Perhaps the final point that I shall make concerns the EXPECTATION of the diver.  Of course, all of us would like to be at the cutting edge of cave diving, and yet nowadays I have been forced by a certain feeling of reality to regard myself as being in the position of a tourist to the Alps who is conducted on an easy rock-climb by one of the local guides.  Of course, this does not excuse from the need to practice my skills, mental attitude and equipment (you cannot escape from this).  But in fact I find it not at all bad to restrict my ambitions in this way, and I find trips such as Three to Nine and the like to be enormous fun.

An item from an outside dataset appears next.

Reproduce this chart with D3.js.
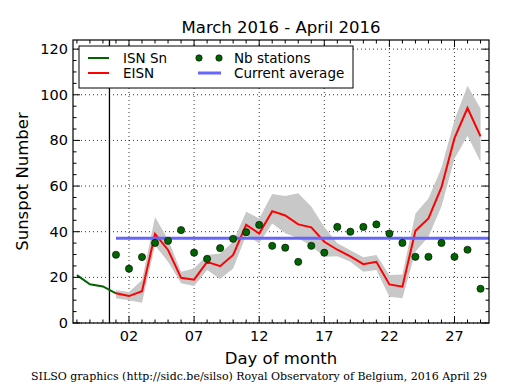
<!DOCTYPE html>
<html><head><meta charset="utf-8">
<script src="https://cdn.jsdelivr.net/npm/d3@7"></script>
<style>body{margin:0;background:#fff}svg{display:block}text{font-family:"DejaVu Sans",sans-serif}</style>
</head><body>
<script>
// ---- data ----
const isnDays = [-2, -1, 0, 1];
const isnValues = [21, 17, 16, 13];
const days = [1,2,3,4,5,6,7,8,9,10,11,12,13,14,15,16,17,18,19,20,21,22,23,24,25,26,27,28,29];
const eisn = [13,11.8,13.9,39,32,19.8,19,26.8,24.9,29.8,43,39.2,49,47.1,43.2,41.9,35.6,32.1,29.2,25.8,26.8,16.9,15.9,40.4,45.8,59.5,81,94.2,81.8];
const eisnUpper = [14.4,13.6,18.8,46.5,36.6,22.5,23.9,29.8,30.5,35.6,48.7,45.8,56.5,55.6,56.8,51,42.1,34.9,31.9,28.8,29.8,21,21.3,48,54.6,68,89,104,94];
const eisnLower = [10.8,10,8.9,34.1,26.8,17.4,16.2,23.2,19.3,23.9,38.5,34.9,43.6,39.3,37.1,33.7,29,29.3,26.8,22.5,23.2,11.5,10.8,31.2,37.8,51,72,82,70.6];
const nbStations = [29.9,23.8,28.9,35.1,36,40.7,30.8,28.1,32.8,36.9,39.8,43,33.8,33,26.8,33.8,30.8,42.1,40,42.1,43.2,39.2,35.1,29,29,35.1,29,32.1,15];
const currentAverage = 37.1;
const avgRange = [1, 29.65];
const monthBoundary = 0.5;
const xTickValues = [2,7,12,17,22,27];
const xTickLabels = ["02","07","12","17","22","27"];
const yTickValues = [0,20,40,60,80,100,120];
const title = "March 2016 - April 2016";
const footer = "SILSO graphics (http://sidc.be/silso) Royal Observatory of Belgium, 2016 April 29";

// ---- layout ----
const W = 515, H = 390;
const L = 73, R = 489, T = 40, B = 323;
const svg = d3.select("body").append("svg").attr("width", W).attr("height", H);
const x = d3.scaleLinear().domain([-2.3, 29.65]).range([L, R]);
const y = d3.scaleLinear().domain([0, 124]).range([B, T]);

const clip = svg.append("clipPath").attr("id","c").append("rect").attr("x",L).attr("y",T).attr("width",R-L).attr("height",B-T);

// grid
const grid = svg.append("g").attr("stroke","#000").attr("stroke-width",0.8).attr("stroke-dasharray","1,3");
xTickValues.forEach(v => grid.append("line").attr("x1",x(v)).attr("x2",x(v)).attr("y1",T).attr("y2",B));
yTickValues.forEach(v => grid.append("line").attr("x1",L).attr("x2",R).attr("y1",y(v)).attr("y2",y(v)));

const plot = svg.append("g").attr("clip-path","url(#c)");
// band
const bandData = days.map((d,i)=>({d, lo: eisnLower[i], hi: eisnUpper[i]}));
plot.append("path").datum(bandData)
  .attr("d", d3.area().x(p=>x(p.d)).y0(p=>y(p.lo)).y1(p=>y(p.hi)))
  .attr("fill","#c8c8c8").attr("stroke","none");
// month boundary
plot.append("line").attr("x1",x(monthBoundary)).attr("x2",x(monthBoundary)).attr("y1",T).attr("y2",B)
  .attr("stroke","#000").attr("stroke-width",1.3);
// ISN
plot.append("path").datum(isnDays.map((d,i)=>[d,isnValues[i]]))
  .attr("d", d3.line().x(p=>x(p[0])).y(p=>y(p[1])))
  .attr("fill","none").attr("stroke","#006400").attr("stroke-width",2);
// EISN
plot.append("path").datum(days.map((d,i)=>[d,eisn[i]]))
  .attr("d", d3.line().x(p=>x(p[0])).y(p=>y(p[1])))
  .attr("fill","none").attr("stroke","#ff0000").attr("stroke-width",2);
// current average
plot.append("line").attr("x1",x(avgRange[0])).attr("x2",x(avgRange[1])).attr("y1",y(currentAverage)).attr("y2",y(currentAverage))
  .attr("stroke","#6666ff").attr("stroke-width",3);
// stations
plot.selectAll("circle.st").data(days).enter().append("circle")
  .attr("cx", d=>x(d)).attr("cy",(d,i)=>y(nbStations[i])).attr("r",3.6)
  .attr("fill","#006400").attr("stroke","#000").attr("stroke-width",0.6);

// ticks (inside on all sides)
const tk = svg.append("g").attr("stroke","#000").attr("stroke-width",1);
const minorX = d3.range(-2, 30, 1);
minorX.forEach(v => {
  const len = xTickValues.includes(v) ? 7 : 3.5;
  tk.append("line").attr("x1",x(v)).attr("x2",x(v)).attr("y1",B).attr("y2",B-len);
  tk.append("line").attr("x1",x(v)).attr("x2",x(v)).attr("y1",T).attr("y2",T+len);
});
d3.range(0, 125, 5).forEach(v => {
  const len = v % 20 === 0 ? 7 : 3.5;
  tk.append("line").attr("x1",L).attr("x2",L+len).attr("y1",y(v)).attr("y2",y(v));
  tk.append("line").attr("x1",R).attr("x2",R-len).attr("y1",y(v)).attr("y2",y(v));
});
// frame
svg.append("rect").attr("x",L).attr("y",T).attr("width",R-L).attr("height",B-T)
  .attr("fill","none").attr("stroke","#000").attr("stroke-width",1.2);

// tick labels
xTickValues.forEach((v,i) => svg.append("text").attr("x",x(v)).attr("y",B+18).attr("text-anchor","middle")
  .attr("font-size",14.5).text(xTickLabels[i]));
yTickValues.forEach(v => svg.append("text").attr("x",L-5).attr("y",y(v)+5).attr("text-anchor","end")
  .attr("font-size",14.5).text(v));

// labels
svg.append("text").attr("x",(L+R)/2).attr("y",33).attr("text-anchor","middle").attr("font-size",16.5).text(title);
svg.append("text").attr("x",(L+R)/2).attr("y",364).attr("text-anchor","middle").attr("font-size",16.5).text("Day of month");
svg.append("text").attr("transform",`translate(28,${(T+B)/2}) rotate(-90)`).attr("text-anchor","middle").attr("font-size",16.5).text("Sunspot Number");
svg.append("text").attr("x",259).attr("y",380).attr("text-anchor","middle").attr("font-size",11)
  .style("font-family","'DejaVu Serif',serif").text(footer);

// legend
const lg = svg.append("g");
lg.append("rect").attr("x",79).attr("y",46).attr("width",274).attr("height",42).attr("fill","#fff").attr("stroke","#000").attr("stroke-width",1);
lg.append("line").attr("x1",88).attr("x2",109).attr("y1",58).attr("y2",58).attr("stroke","#006400").attr("stroke-width",2);
lg.append("text").attr("x",123).attr("y",63).attr("font-size",13.5).text("ISN Sn");
lg.append("line").attr("x1",88).attr("x2",109).attr("y1",73).attr("y2",73).attr("stroke","#ff0000").attr("stroke-width",2);
lg.append("text").attr("x",123).attr("y",78).attr("font-size",13.5).text("EISN");
[199,219].forEach(cx => lg.append("circle").attr("cx",cx).attr("cy",58).attr("r",3.2).attr("fill","#006400").attr("stroke","#000").attr("stroke-width",0.6));
lg.append("text").attr("x",234).attr("y",63).attr("font-size",13.5).text("Nb stations");
lg.append("line").attr("x1",198).attr("x2",221).attr("y1",73).attr("y2",73).attr("stroke","#6666ff").attr("stroke-width",3);
lg.append("text").attr("x",234).attr("y",78).attr("font-size",13.5).text("Current average");
</script>
</body></html>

Oh yes, why did I write this article?  About six month ago I agreed to write a chapter on the history of cave diving (which is more difficult than giving a lecture because you cannot fluff over the difficult bits).  So this article is a partial dry run in an effort to de-confuse my mind on this subject. The style of my chapter will be somewhat different from the conversational tone I have used here.  So if the reader would like to help me by sending me any comments on the above (especially with reference to ORIGINS of these ideas or to alternative points of view) then I shall be very happy to acknowledge any such help in the final version.  Or perhaps the Editor might wish to receive such items directly – I know I would be very interested to read such things in the Bulletin myself.

Cave diving has a great future and it will be interesting to see how it is made safer as it continues to advance in all aspects of underwater exploration by human divers, by remotely controlled vehicles and finally by autonomous computerised devices that will explore and record data at distances, depths, temperatures, etc. that are far beyond anything that can be done now.